My highly reliable (and well-placed) sources in Beirut are telling me that there were very strong reactions against the article by the Sanyurah government and its allies in the US embassy. The strongest reaction came from the USAID which funds the investigative page through an "accountability and transparency" grant. Don't you like how the US defines "accountability and transparency"? The person who secured the USAID grant wrote that "the political agenda of the donors is not to undermine the fuoad Siniora government". Long live transparency, accountability, and democracy. The person* complained for the second time that the examiner has become a "hizbollah rag"-the first was after Jim Quilty wrote a story on the reconstruction of bint jbeil, the person said donors were "bored" with the reconstruction topic. Long live the donors. Apparently the donors received phone calls from march 14 people all day yesterday, accusing the staff of the Daily Star of having timed the release of the story to the elections to prop up the opposition. The staff of the paper were ordered to print a full rebuttle. They "ordered" them to cover the following topics in the following three issues:
1) Municipal governmence at the Interior Ministry--they included four sources for reporters to interview who surely would allow for a "balanced" article. 2) The Finance Ministry's ease of doing business reforms. 3) The five year industrial program drafted by the Ministry of Industry under Pierre Gemayel. 4) Sami Hadad's leadership at the economy ministry. One editor from the daily star is resigning and telling them to find someone else who does not mind being subject to editorial oversight from the US government.

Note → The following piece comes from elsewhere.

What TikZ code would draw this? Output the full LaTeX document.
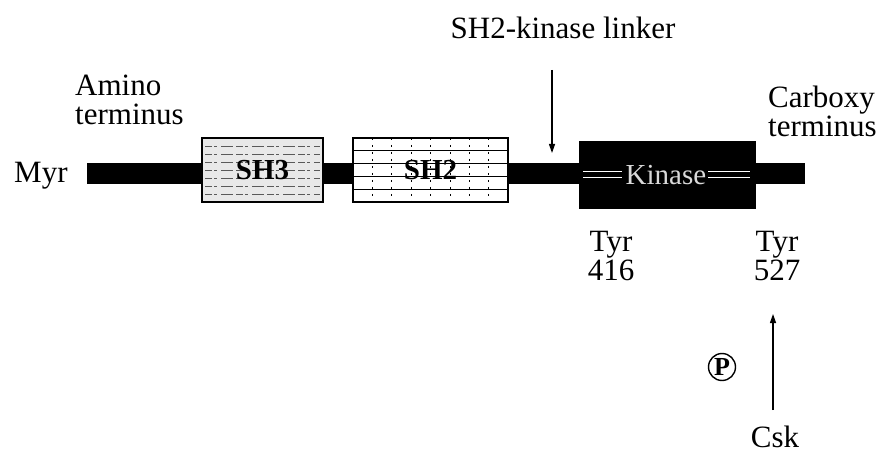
\documentclass[tikz,border=0pt]{standalone}
\usepackage{fontspec}
\setmainfont{Liberation Serif}
\usetikzlibrary{arrows.meta}
\begin{document}
\begin{tikzpicture}[x=1pt,y=-1pt,
  lbl/.style={font=\fontsize{31}{29}\selectfont, inner sep=0pt, align=left},
  dom/.style={draw=black, line width=1.3pt, inner sep=0pt, font=\fontsize{29}{30}\selectfont\bfseries},
  sh3box/.style={dom, fill=gray!18, minimum width=121pt, minimum height=64pt,
    path picture={
      \foreach \k in {1,...,7}{
        \draw[gray!70!black, line width=0.9pt, dash pattern=on 7pt off 2pt on 3pt off 4pt on 12pt off 3pt]
          ([xshift=3pt,yshift=-\k*8pt]path picture bounding box.north west) --
          ([xshift=-3pt,yshift=-\k*8pt]path picture bounding box.north east);}
    }},
  sh2box/.style={dom, fill=white, minimum width=155pt, minimum height=64pt,
    path picture={
      \foreach \k in {1,...,4}{
        \draw[black, line width=0.8pt]
          ([yshift=-\k*12.8pt]path picture bounding box.north west) --
          ([yshift=-\k*12.8pt]path picture bounding box.north east);}
      \foreach \k in {1,...,7}{
        \draw[black, line width=0.8pt, dash pattern=on 2pt off 5pt]
          ([xshift=\k*19.4pt]path picture bounding box.north west) --
          ([xshift=\k*19.4pt]path picture bounding box.south west);}
    }},
  kinbox/.style={dom, fill=black, minimum width=175pt, minimum height=67pt},
  arr/.style={-{Triangle[length=9pt,width=6pt]}, line width=1.2pt}
]
\useasboundingbox (0,0) rectangle (890,462);
% backbone
\fill[black] (87,163) rectangle (805,184);
% domains
\node[sh3box] (sh3) at (262.5,170) {SH3};
\node[sh2box] (sh2) at (430.5,170) {SH2};
\node[kinbox] (kin) at (667.5,175) {};
\draw[white, line width=1pt] (583,172) -- (622,172) (583,178) -- (622,178)
  (708,172) -- (750,172) (708,178) -- (750,178);
\node[text=gray!30, font=\fontsize{29}{30}\selectfont, inner sep=0pt] (kintxt) at (666,175) {Kinase};
% labels
\node[lbl, anchor=west] (myr) at (14,176) {Myr};
\node[lbl, anchor=west] (amino) at (75,100) {Amino\\terminus};
\node[lbl, anchor=west] (carboxy) at (768,111) {Carboxy\\terminus};
\node[lbl, anchor=center] (linker) at (563,28) {SH2-kinase linker};
\node[lbl, align=center] (tyr416) at (611,256) {Tyr\\416};
\node[lbl, align=center] (tyr527) at (777,256) {Tyr\\527};
\node[lbl] (csk) at (775,437) {Csk};
\node[draw, circle, line width=1.4pt, minimum size=27pt, inner sep=0pt,
  font=\fontsize{26}{26}\selectfont\bfseries] (p) at (722,367) {P};
% arrows
\coordinate (linktop) at (552,70);
\coordinate (linktip) at (552,153);
\draw[arr] (linktop) -- (linktip);
\coordinate (csktail) at (773,410);
\coordinate (csktip) at (773,314);
\draw[arr] (csktail) -- (csktip);
\end{tikzpicture}
\end{document}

So not only do they want a rebuttal but also to place their own story with positive spin for the government... More allegations of US embassy micro-management of the Daily Star here.

Now, this post is not meant to be about taking sides in the Lebanese political deadlock. It's not like al-Manar is a bastion of independent journalism, or that many Lebanese papers don't slavishly follow the party line of whoever is paying this month. Even well-regarded papers such as as-Safir and al-Akhbar in Lebanon are frequently accused of being bought one way or another, and there sure seems to be a lot of esteem for the Saudi royal family in pretty much every Arab newspaper. However, there is something particularly cynical about using a grant to develop investigative journalism and micro-manage a paper's coverage. At least Rafiq Hariri would write the cheques and send them personally (or simply send them without even a quid-pro-quo, hoping to curry favor. It often worked). This particularly the case because a USAID program to boost serious investigative journalism in the Arab world is a great idea considering the general lack of such type of stories and one that should be carried out seriously. As someone who has worked in small Arab world publications, I find it particularly offensive and even frankly dangerous. The Daily Star's reporting has never been known for its frank coverage of Lebanese politics, particularly during the civil war. (Its editorial pages, edited by the quite forthrightly pro-March 14 Michael Young, are a different thing and indeed the best thing about the paper even if you might not agree with Young.) But political caution is a different thing than being told what to do by a foreign embassy's staffers. I hope the Daily Star does not rebut the story and keeps on doing this kind of work.